Many critics on social media said that Harvard was acting against the interests of free speech by punishing someone for something he had said. Similar criticisms were made when Harvard rescinded admissions offers two years ago. But at that time, many others defended Harvard, noting that those admitted to Harvard are told that there are circumstances in which admissions offers may be revoked.
A Washington Post editorial at that time said, “It would be a mistake, though, to conflate the recent events at Harvard with any kind of attack on free speech. What happened at Harvard is simply this: misguided young people with an outsize sense of entitlement have been required to suffer the consequences — about which they had received sufficient warning — for ugly and inappropriate behavior. Harvard was right to insist that those who are granted the privilege of attending the private institution adhere to its standards.”
The editorial added that those students and others remain free to share whatever commentary they want on social media.

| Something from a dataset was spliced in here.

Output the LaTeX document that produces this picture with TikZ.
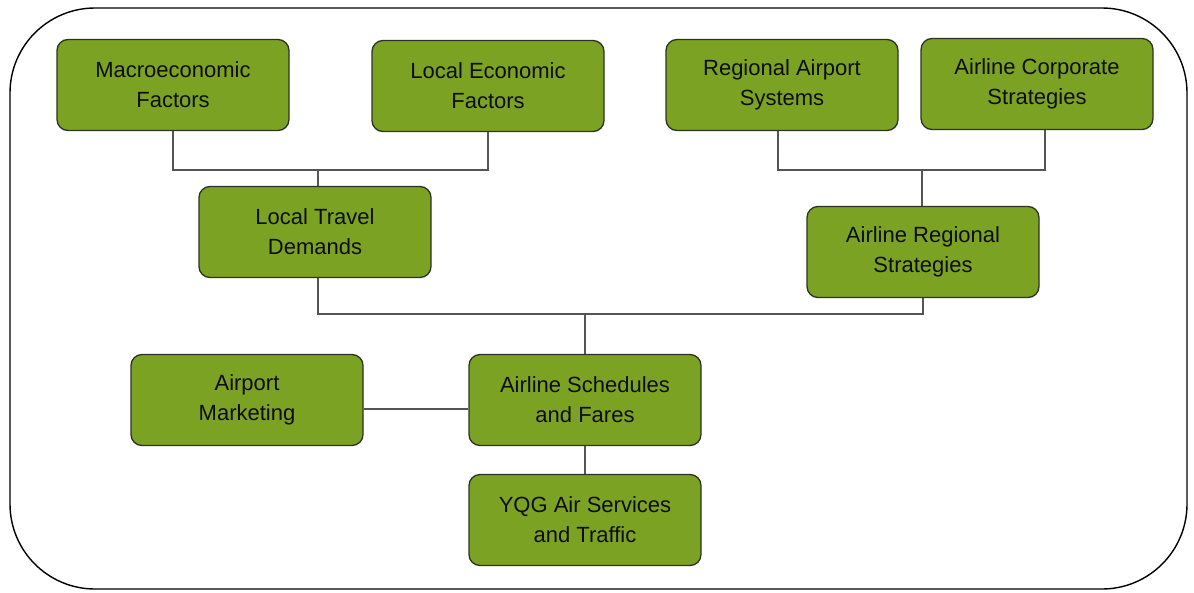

“The students still have the right to post whatever garbage they like, but it is also Harvard’s right — indeed, its obligation to its mission of developing leaders — to exercise judgment in deciding who will be admitted to its educational community,” the editorial said. “Harvard gave these young people a needed lesson in civility, honor and personal responsibility. Let’s hope they put it to good use — and that others are paying attention.”